The D.C. Policy Center’s Rivlin Initiative on Economic Policy & Competitiveness launched the Quarterly Business Sentiments Survey (QBSS) in January 2024. The survey’s objective is to offer comprehensive information on the business community’s experiences to elected officials, the media, and the broader community. Conducted four times per year, the survey covers businesses’ recent experiences, economic expectations, and selected topics, such as access to capital.
Most fourth-round respondents were owners or executives of established, small businesses. Slightly more than half of respondents were affiliated with businesses that have been operating for over a decade, and more than four in five respondents represented businesses with 20 employees or fewer. The affiliated businesses of respondents represented a diverse array of industries including the professional, scientific, and technical services sector (23 percent), the real estate sector (11 percent), and the restaurant sector (10 percent).[1]
Finding # 1: Optimism about the District’s economy emerges for the first time
A plurality of respondents expected minimal to no change in the direction of the D.C. economy over the next six months. More notably, for the first time since the survey began, more respondents were optimistic than pessimistic about the D.C. economy over the next six months. This optimism aligns with recent job data: between September and November 2024, the District’s nonfarm employment grew by 1.4 percent (10,800 jobs).
Despite the relative optimism, a strong majority of survey respondents reported little to no change in the operating revenue or employee numbers of their affiliated businesses in the past three months. Moreover, more respondents reported declines in both revenue and employee numbers than those reporting increases.
Finding # 2 Respondents expect minimal changes in access to capital
56 percent of respondents expected minimal to no change in their affiliated business’s ability to access capital over the next six months. Among those anticipating a shift, more respondents expected easier access rather than greater difficulty.
These sentiments align with recent statements and actions by the Federal Reserve. While the Fed does not directly set the interest rates on business loans, its decisions have a substantial influence. The public consensus is that the Federal Reserve will gradually cut the federal funds rate so long as inflation continues to decline to the Fed’s inflation target of 2 percent. However, if inflation decreases slower than expected, the rate cuts may be delayed. In the third quarter of 2024, the Fed’s preferred measure of inflation—the Personal Consumption Expenditures (PCE) Price Index—stood at 2.2 percent, which reflects a decline of a little under 4 percentage points since the first quarter of 2022.
Finding # 3: Lines of credit and debt financing were the most common forms of outside funding pursued
Among respondents who answered questions about accessing capital, approximately half reported that their affiliated businesses sought outside funding in the past year.
These respondents pursued various types of funding. Popular sources included lines of credit (53%), debt financing (32%), and owners’ equity (28%). Only 7 percent of respondents pursued equity financing—making it the least common method.
Finding # 4: 66 percent of surveyed businesses that sought external funding reported limited success.

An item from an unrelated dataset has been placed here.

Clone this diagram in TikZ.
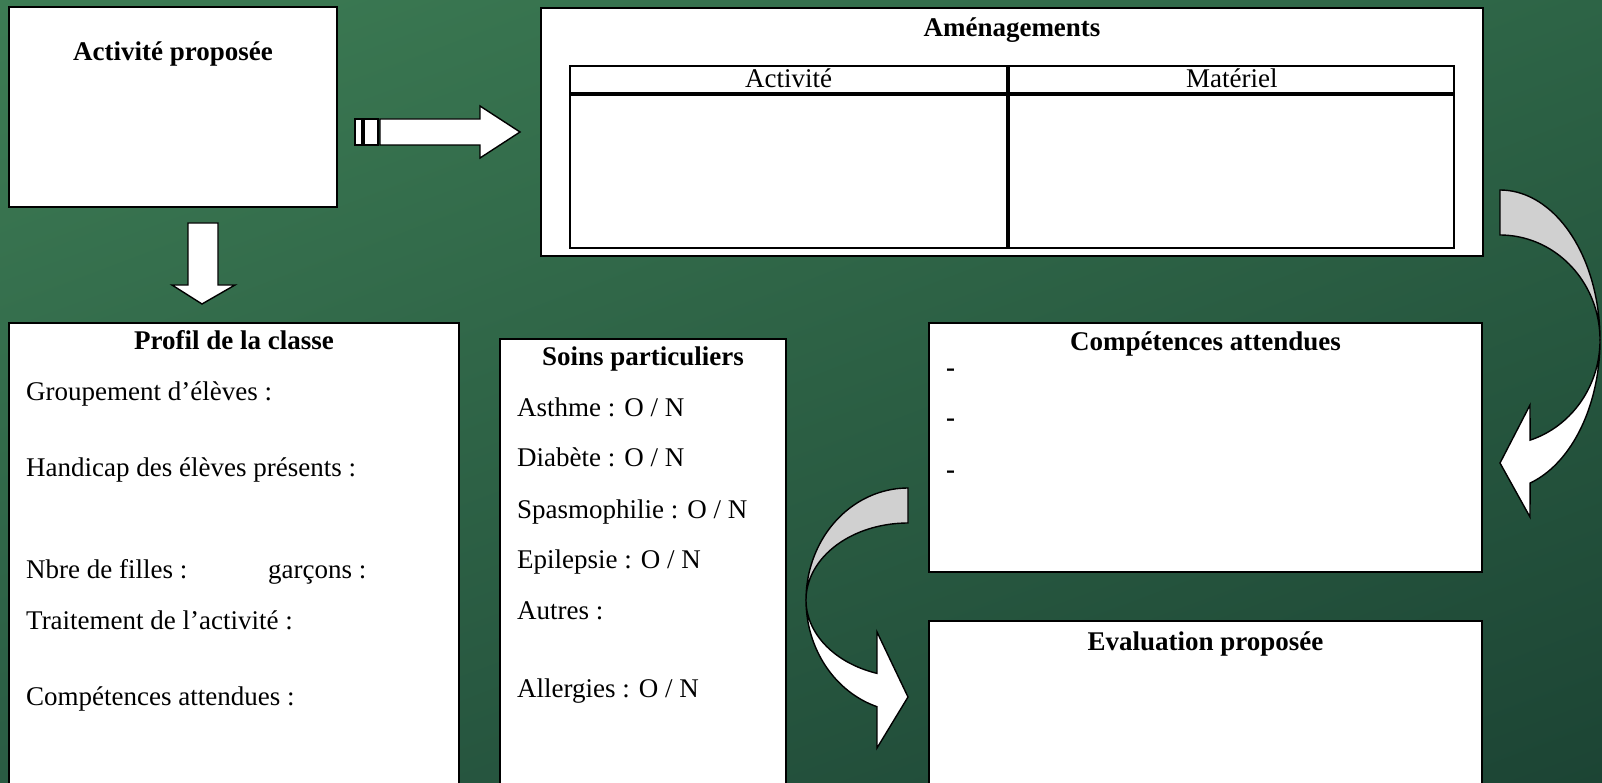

Not all surveyed businesses that pursued external funding in the past year—excluding owners’ equity—were successful in securing it. 41 percent of respondents reported that their affiliated business secured little or none of the funding sought, while 25 percent received partial funding. In total, 66 percent of respondents had limited success in securing outside funding, while 34 percent secured all or most of the funding sought.
Finding # 5: High interest rates were the most common obstacle to securing outside funding for surveyed businesses
Businesses that struggled to secure outside funding reported various challenges. Respondents cited high interest rates, burdensome application processes, and collateral requirements as the top three obstacles. Given the elevated inflation rates in recent years, it is unsurprising that high interest rates were a major hurdle. For context, the 10-year Treasury yield rose from an average of 2.95% in 2022 to 4.21% by 2024—a reflection of the increased borrowing costs.
Policy implications
First, the District can foster a better business environment by ensuring regulations are cost-effective and up to date. During periods of high borrowing costs, such a modern regulatory regime can help minimize unproductive business costs.
Second, the results suggest that national policies can affect local conditions and that some economic forces are beyond the District’s control—such as higher inflation and interest rates. Notably, respondents cited high interest rates as the top challenge in securing outside funding. This result underscores the importance of maintaining low and stable inflation and upholding the independence of the Federal Reserve.[2]
Survey appendix
- Survey responses were weighted by the industry composition of businesses in the D.C. region. These weights were created using the Quarterly Census of Employment and Wages data for the first quarter of 2024. The raw sample size for the survey was 220. The weighted sample size was 217. When noted, graphs report the weighted sample size.
- The D.C. Policy Center recruited survey participants through email, word of mouth, social media, and the center’s website. As in previous rounds, many respondents came from a list of the 41,000 registered businesses in the District of Columbia. However, not everyone invited to complete the survey did so. This non-response bias makes the sentiments reported less representative. It is difficult to determine whether those who did not take the survey would have had similar sentiments to those who did.
[1] This paragraph and the two paragraphs that follow are indebted to and adapted from the chart of the week previewing the results.
[2] Some previous economic research has shown that central bank impendence is associated with a lower and more stable, or less variable, inflation rate.